I mean, if Califone didn’t exist I would be shocked to hear an Appalachian barn-burner about a Spanish surrealist filmmaker. But Califone does exist and so, of course, does “Buñuel.” But when Tim Rutili sings about how Luis “made bullets and guns at home to pass the time away,” you can hear how cool Tim thinks that is. You can practically hear, like, affection in Tim’s worn voice. And that feels like a first. I haven’t yet seen Rutili’s film to which this album is the soundtrack but Buñuel’s influence can be found quite readily in the trailer. Hey, wait, it’s a movie soundtrack! That’s new, right? Just kidding, remember Decelerations One and Two (2002). Califone’s always been heavily involved with art film and I still haven’t found a way to collate my thoughts on how art film has impacted the form and shape of Califone’s music—just another way that Califone stays the same while staying incredibly interesting. All My Friends Are Funeral Singers the film, though, is the first feature-film-kind-of-film that the band has accompanied, and just as it represents a more conventional narrative than Brent Green’s short Francis so, too, does this album fit right in with all the full-grown LPs of the band’s discography; the blatant score bits are tidied down to the three tracks with the awkward titles. Oh, and in a couple spots (most obviously on “Funeral Singers”) there seem to be dialogue clips from the film—like “Secret Garden” from Jerry Maguire except artsier!

If Califone’s latest has any issues it’s how those instrumentals somewhat choppily break up the album and then the sequencing that leads to a bit of a mid-album lull, one which reaches its most plodding with the unsatisfying and even somewhat shrill progression of “Evidence”; the only revelation in the mantra of “the evidence racks the memory again” is that this shit should be playing on Cold Case.

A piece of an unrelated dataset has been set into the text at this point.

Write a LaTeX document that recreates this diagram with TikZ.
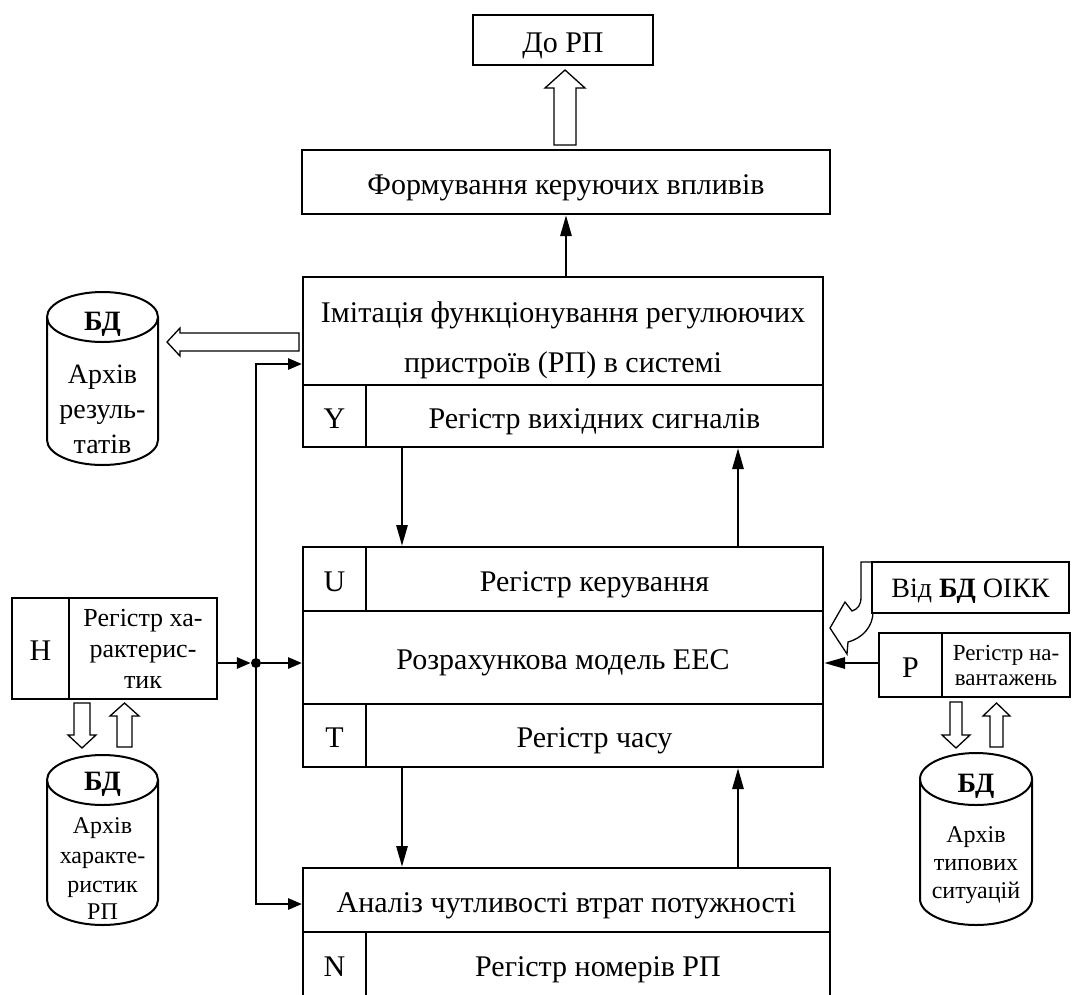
\documentclass[tikz,border=0pt]{standalone}
\usepackage{fontspec}
\setmainfont{Liberation Serif}
\usetikzlibrary{arrows.meta,calc}
\begin{document}
\begin{tikzpicture}[x=1pt,y=-1pt,
  frame/.style={draw, line width=2pt, inner sep=0pt, font=\fontsize{30}{36}\selectfont},
  box/.style={frame, text height=24pt, text depth=0pt},
  txt/.style={inner sep=0pt, font=\fontsize{30}{36}\selectfont},
  cyltxt/.style={inner sep=0pt, anchor=base, font=\fontsize{24}{28}\selectfont},
  cyltxtb/.style={inner sep=0pt, anchor=base, font=\fontsize{28}{32}\selectfont\bfseries},
  conn/.style={line width=2.8pt, line join=miter, -{Triangle[length=21pt,width=11pt]}},
  connshort/.style={line width=2.8pt, line join=miter, -{Triangle[length=14pt,width=11pt]}},
  hollow/.style={draw, line width=1.3pt, fill=white, line join=miter},
  cyl/.style={draw, line width=2pt},
]
\useasboundingbox (0,0) rectangle (1073,994);
\clip (0,0) rectangle (1073,994);

% top boxes
\node[box, minimum width=180pt, minimum height=50pt] (dorp) at (563,40) {До РП};
\node[box, minimum width=528pt, minimum height=64pt] (form) at (566,182) {Формування керуючих впливів};
\draw[hollow] (554,145) -- (554,88) -- (545,88) -- (565,70) -- (585,88) -- (576,88) -- (576,145) -- cycle;

% imitation block
\node[frame, minimum width=520pt, minimum height=108pt] (imit) at (563,331) {};
\node[txt, anchor=base] (imt1) at (563,322) {Імітація функціонування регулюючих};
\node[txt, anchor=base] (imt2) at (563,372) {пристроїв (РП) в системі};
\node[box, minimum width=63pt, minimum height=62pt] (ycell) at (334.5,416) {Y};
\node[box, minimum width=457pt, minimum height=62pt] (ytext) at (594.5,416) {Регістр вихідних сигналів};

% central block
\node[box, minimum width=63pt, minimum height=64pt] (ucell) at (334.5,579) {U};
\node[box, minimum width=457pt, minimum height=64pt] (utext) at (594.5,579) {Регістр керування};
\node[box, minimum width=520pt, minimum height=93pt] (model) at (563,657.5) {Розрахункова модель ЕЕС};
\node[box, minimum width=63pt, minimum height=63pt] (tcell) at (334.5,735.5) {T};
\node[box, minimum width=457pt, minimum height=63pt] (ttext) at (594.5,735.5) {Регістр часу};

% bottom block
\node[box, minimum width=527pt, minimum height=64pt] (analiz) at (566.5,900) {Аналіз чутливості втрат потужності};
\node[box, minimum width=63pt, minimum height=68pt, text height=20pt] (ncell) at (334.5,966) {N};
\node[box, minimum width=464pt, minimum height=68pt, text height=20pt] (ntext) at (598,966) {Регістр номерів РП};

% H register
\node[box, minimum width=57pt, minimum height=101pt] (hcell) at (40.5,648.5) {H};
\node[frame, minimum width=148pt, minimum height=101pt, align=center, font=\fontsize{26}{31}\selectfont] (htext) at (143,648.5) {Регістр ха-\\рактерис-\\тик};

% P register
\node[box, minimum width=63pt, minimum height=64pt] (pcell) at (910.5,665) {P};
\node[frame, minimum width=128pt, minimum height=64pt, align=center, font=\fontsize{23}{25}\selectfont] (ptext) at (1006,665) {Регістр на-\\вантажень};

% OIKK callout
\draw[hollow] (861,562) -- (861,597) .. controls (861,605) and (858,609) .. (852,611) -- (845,602) -- (830,628) -- (847,654) -- (848,642) .. controls (863,638) and (873,626) .. (873,612) -- (873,562) -- cycle;
\node[box, fill=white, minimum width=197pt, minimum height=51pt, font=\fontsize{28}{32}\selectfont, text height=19pt] (oikk) at (970.5,587.5) {Від \textbf{БД} ОІКК};

% cylinders
\draw[cyl] (47,317) -- (47,440) arc[start angle=180,end angle=0,x radius=55.5,y radius=25] -- (158,317);
\draw[cyl] (102.5,317) ellipse [x radius=55.5, y radius=25];
\node[cyltxtb] (c1a) at (102.5,330) {БД};
\node[cyltxt, font=\fontsize{28}{32}\selectfont] (c1b) at (102.5,383) {Архів};
\node[cyltxt, font=\fontsize{28}{32}\selectfont] (c1c) at (102.5,418) {резуль-};
\node[cyltxt, font=\fontsize{28}{32}\selectfont] (c1d) at (102.5,453) {татів};

\draw[cyl] (47,780) -- (47,900) arc[start angle=180,end angle=0,x radius=55.5,y radius=25] -- (158,780);
\draw[cyl] (102.5,780) ellipse [x radius=55.5, y radius=25];
\node[cyltxtb] (c2a) at (102.5,790) {БД};
\node[cyltxt] (c2b) at (102.5,833) {Архів};
\node[cyltxt] (c2c) at (102.5,863) {характе-};
\node[cyltxt] (c2d) at (102.5,892) {ристик};
\node[cyltxt] (c2e) at (102.5,919) {РП};

\draw[cyl] (920,779) -- (920,899) arc[start angle=180,end angle=0,x radius=56,y radius=26] -- (1032,779);
\draw[cyl] (976,779) ellipse [x radius=56, y radius=26];
\node[cyltxtb] (c3a) at (976,792) {БД};
\node[cyltxt] (c3b) at (976,842) {Архів};
\node[cyltxt] (c3c) at (976,870) {типових};
\node[cyltxt] (c3d) at (976,898) {ситуацій};

% hollow arrows
\draw[hollow] (299,333) -- (180,333) -- (180,328) -- (167,342) -- (180,356) -- (180,351) -- (299,351) -- cycle;
\draw[hollow] (74,703) -- (74,735) -- (68,735) -- (82,748) -- (96,735) -- (90,735) -- (90,703) -- cycle;
\draw[hollow] (117,747) -- (117,716) -- (110,716) -- (124.5,703) -- (139,716) -- (132,716) -- (132,747) -- cycle;
\draw[hollow] (950,702) -- (950,735) -- (942,735) -- (956,748) -- (970,735) -- (962,735) -- (962,702) -- cycle;
\draw[hollow] (990,747) -- (990,716) -- (983,716) -- (996.5,703) -- (1010,716) -- (1003,716) -- (1003,747) -- cycle;

% connectors
\draw[conn] (form.south |- imit.north) -- (form.south);
\draw[conn] ([xshift=37pt]ytext.south west) -- ([xshift=37pt]utext.north west);
\draw[conn] ([xshift=-86pt]utext.north east) -- ([xshift=-86pt]ytext.south east);
\draw[conn] ([xshift=37pt]ttext.south west) -- ([xshift=37pt]ttext.south west |- analiz.north);
\draw[conn] ([xshift=-86pt]ttext.south east |- analiz.north) -- ([xshift=-86pt]ttext.south east);

\node[circle, fill, inner sep=0pt, minimum size=10pt] (dot) at (256,663) {};
\coordinate (bustop) at (256,364);
\coordinate (busbot) at (256,904);
\draw[connshort, {Triangle[length=14pt,width=11pt]}-{Triangle[length=14pt,width=11pt]}] (bustop -| imit.west) -- (bustop) -- (busbot) -- (busbot -| analiz.west);
\draw[connshort] (htext.east |- dot) -- (dot.west);
\draw[connshort] (dot.east) -- (dot -| model.west);
\draw[conn] (pcell.west |- dot) -- (dot -| model.east);
\end{tikzpicture}
\end{document}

But right when I’m starting to think I’m getting bored—something that has never happened to me during any of Califone’s other records—the band delivers two of their finest songs to date. “Krill” begins understated with fairly nondescript strumming and, what the hell, pretty piano chords that then show their breadth as they thrill ever so slightly with marimba arpeggios and tremble under the slow-burn guitar line at the chorus that leaks radiation on everything. The lead vocal works a low drawl a bit different from anything I’ve heard from Califone before, providing a nice contrast when Rutili comes in at a higher register and fills in the blanks in the melody with channel-panning runs. Frankly, this is amazing stuff. And it only gets better with perhaps the best album closer Califone’s done to date; the first two-thirds of “Better Angels” could stand as one of the better (if too familiar) traditional tracks in the band’s oeuvre—bearing more than a passing resemblance to “Mean Little Seed” from the seminal Quicksand/Cradlesnakes (2003)—but there’s a hint close to the two-minute mark, a steel drum solo quickly smudged into distorted signal then cut off, that an epiphany is close at hand. The coda takes the roots progression, one that has permeated Califone’s body of work and is at the root of their art, so to speak, and right there in the song provides the transition to the transcendence that is Califone’s ware, resolving the progression into something both more emphatic and yet more zen, a thumping backbeat stuttering to life with a Rutili falsetto and layers of vibrant chiffon shifting on top. You know, if chiffon were made from bleeding star skin.

It’s an idyllic last breath that re-affirms the signature importance of Califone being Califone. They are doing the same thing they always do, which entails gorgeous and gracefully surprising variations on a deeply resonant motif. That motif is Americana as experimental as pop music; they are making the old things new. And that, time and time again, makes for a brilliant experience in the hands of these master craftsmen.